A source close to the GFXC says that while this number is higher than expected, it largely reflects those firms who responded to the survey. “There were significant responses from markets like India and China where there are a tremendous amount of sell side firms that are maybe still working through the adoption process,” the source suggests.
Elsewhere, while the GFXC highlights in its key findings on adoption that “the majority of respondents indicated they expected or required their counterparties to adhere to the Code (82%); 47% expected or required use of the SoC,” there is more devil in the detail. Just seven of the 303 respondents observed that their firm required its counterparties to adhere to the Code but had no expectations they should have signed an SoC, and just six firms said their firm required its counterparties to adhere to the Code and have a signed SoC.
This suggests that while the majority of firms expect their counterparties to adopt the Code, it is clearly not a deal breaker. The GFXC says that reasons for adopting the Code varied, but for respondents who had not yet decided to adopt, the level of adoption across the market is an important consideration.

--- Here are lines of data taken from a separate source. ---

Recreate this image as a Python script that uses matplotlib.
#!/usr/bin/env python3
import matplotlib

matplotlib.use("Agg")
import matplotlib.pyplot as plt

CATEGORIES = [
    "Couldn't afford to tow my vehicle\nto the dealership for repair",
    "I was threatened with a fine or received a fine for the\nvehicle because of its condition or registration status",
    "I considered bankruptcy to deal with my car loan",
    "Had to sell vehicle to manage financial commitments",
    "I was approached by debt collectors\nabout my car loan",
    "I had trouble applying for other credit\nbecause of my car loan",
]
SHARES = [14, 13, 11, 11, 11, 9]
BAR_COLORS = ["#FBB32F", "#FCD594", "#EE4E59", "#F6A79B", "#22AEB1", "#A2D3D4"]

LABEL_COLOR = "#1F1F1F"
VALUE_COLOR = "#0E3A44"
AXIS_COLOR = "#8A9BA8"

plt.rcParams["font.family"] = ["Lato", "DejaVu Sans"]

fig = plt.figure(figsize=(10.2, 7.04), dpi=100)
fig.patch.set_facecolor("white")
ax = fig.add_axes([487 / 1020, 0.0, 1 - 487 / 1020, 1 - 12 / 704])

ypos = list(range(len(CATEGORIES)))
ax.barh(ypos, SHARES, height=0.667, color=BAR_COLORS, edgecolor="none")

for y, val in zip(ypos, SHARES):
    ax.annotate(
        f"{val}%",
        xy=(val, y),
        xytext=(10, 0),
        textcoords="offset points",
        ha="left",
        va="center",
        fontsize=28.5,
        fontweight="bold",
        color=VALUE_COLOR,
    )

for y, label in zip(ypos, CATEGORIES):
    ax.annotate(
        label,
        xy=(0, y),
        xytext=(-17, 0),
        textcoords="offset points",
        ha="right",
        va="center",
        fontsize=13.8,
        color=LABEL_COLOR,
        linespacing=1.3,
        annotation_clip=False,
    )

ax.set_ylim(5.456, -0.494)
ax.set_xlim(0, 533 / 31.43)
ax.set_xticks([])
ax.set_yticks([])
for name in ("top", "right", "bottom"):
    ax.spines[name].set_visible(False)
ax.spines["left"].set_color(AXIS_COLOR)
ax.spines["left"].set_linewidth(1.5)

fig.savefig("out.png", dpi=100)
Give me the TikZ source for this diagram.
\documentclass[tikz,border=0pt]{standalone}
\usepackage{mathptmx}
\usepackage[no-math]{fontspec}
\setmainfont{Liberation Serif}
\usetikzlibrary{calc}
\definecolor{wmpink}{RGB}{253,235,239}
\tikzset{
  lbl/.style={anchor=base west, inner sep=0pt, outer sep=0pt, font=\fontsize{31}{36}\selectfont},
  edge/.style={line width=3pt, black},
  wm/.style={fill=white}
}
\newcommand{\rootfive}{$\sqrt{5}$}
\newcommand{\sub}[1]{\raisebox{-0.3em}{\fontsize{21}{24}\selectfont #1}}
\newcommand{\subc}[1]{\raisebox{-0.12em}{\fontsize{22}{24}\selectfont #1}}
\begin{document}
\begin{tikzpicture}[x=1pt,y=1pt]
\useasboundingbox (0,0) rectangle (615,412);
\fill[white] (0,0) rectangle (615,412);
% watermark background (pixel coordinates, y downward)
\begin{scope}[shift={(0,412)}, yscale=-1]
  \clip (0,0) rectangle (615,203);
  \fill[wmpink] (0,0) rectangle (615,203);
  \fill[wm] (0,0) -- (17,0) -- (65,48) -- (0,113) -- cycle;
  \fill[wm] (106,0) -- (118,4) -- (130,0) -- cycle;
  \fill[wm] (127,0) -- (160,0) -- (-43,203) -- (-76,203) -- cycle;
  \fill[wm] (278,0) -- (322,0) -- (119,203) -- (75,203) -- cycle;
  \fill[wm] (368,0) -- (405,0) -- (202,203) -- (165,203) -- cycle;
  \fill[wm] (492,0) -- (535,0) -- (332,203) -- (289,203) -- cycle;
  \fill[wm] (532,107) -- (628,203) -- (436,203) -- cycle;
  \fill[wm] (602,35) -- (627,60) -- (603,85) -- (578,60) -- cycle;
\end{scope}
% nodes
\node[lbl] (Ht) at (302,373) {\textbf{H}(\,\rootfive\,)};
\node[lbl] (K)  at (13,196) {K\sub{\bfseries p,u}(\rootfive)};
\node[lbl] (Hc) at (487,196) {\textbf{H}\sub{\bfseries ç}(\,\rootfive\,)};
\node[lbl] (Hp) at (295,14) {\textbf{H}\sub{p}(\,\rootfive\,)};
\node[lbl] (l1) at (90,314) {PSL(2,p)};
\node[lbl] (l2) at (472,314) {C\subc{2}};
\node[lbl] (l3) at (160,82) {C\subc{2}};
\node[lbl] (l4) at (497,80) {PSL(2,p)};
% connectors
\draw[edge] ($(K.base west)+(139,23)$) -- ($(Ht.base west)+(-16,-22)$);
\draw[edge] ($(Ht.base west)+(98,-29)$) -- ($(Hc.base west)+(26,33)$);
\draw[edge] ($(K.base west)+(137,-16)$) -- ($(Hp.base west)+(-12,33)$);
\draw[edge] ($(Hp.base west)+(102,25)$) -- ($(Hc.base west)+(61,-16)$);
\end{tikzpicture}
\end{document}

Just 26 of the 303 responding firms reported their firm had done nothing to embed and monitor the Code in their practices. Amongst the vast majority that had taken steps to embed the Code, the most common were staff training and incorporating the Code in internal documentation. Respondents also noted that the biggest challenges to implementing the Code involved maintaining an audit trails and setting a suitable level of training for staff.
While the 2017 survey asked respondents what effect they though the Code would have going forward, the latest survey looks back and asks what impact the Code has had. In 2017 most respondents thought the Code would have a positive impact on the FX market and that has been confirmed in the latest survey with the majority of respondents seeing a “very positive” or “positive” impact from the Code within their firm across all areas.
Again though, a few outliers emerge a very few respondents in each category have seen a “somewhat negative” impact from the Code within their firm. These include the critical areas of transparent and fair order handling (one respondent somewhat negative), transparency around pre-hedging practices (three respondents somewhat negative),transparency around reference prices are established (two, with one respondent “very negative”), transparency around mark up prices (five), transparency around last look practices (three), the appropriate handling of confidential information (three), and the appropriate treatment of confidential information when giving market colour (five).
Perhaps the most interesting result from the survey is around observed behaviours. The GFXC asked respondents how often they encountered certain desirable market behaviours linked to specific Code principles. In both the 2017 and 2018 surveys the majority of respondents reported encountering these desirable behaviours “Always” or “Often” (approx. 60-80%), however for questions related to “experience of desirable behaviours”, the 2018 results showed a small decrease in the share of respondents answering “Always” and an increased share of respondents answering “Occasionally”.
Given differences in the respondent pool, the GFXC says it is not relying on year-to-year comparisons. “Nonetheless, the apparent variation in the responses to questions related to “experience of desirable behaviours” is worth exploring,” it states. “The GFXC plans to undertake further work to understand whether actual market behaviours are changing, or whether expectations about what constitutes desirable behaviour have changed, or whether other factors or trends are in play.”
Overall the survey represents a very positive picture for the adoption and impact of the Global Code, however it should also caution against complacency. As the outreach effort being conducted by the GFXC continues, adoptions levels should rise further and as more surveys are conducted a more stable view of behaviours is likely to emerge.
That said, the sense is that 2018 was probably the year in which the GFXC picked the last of the low hanging fruit and that 2019 onwards will see progress slow but, hopefully, not stall.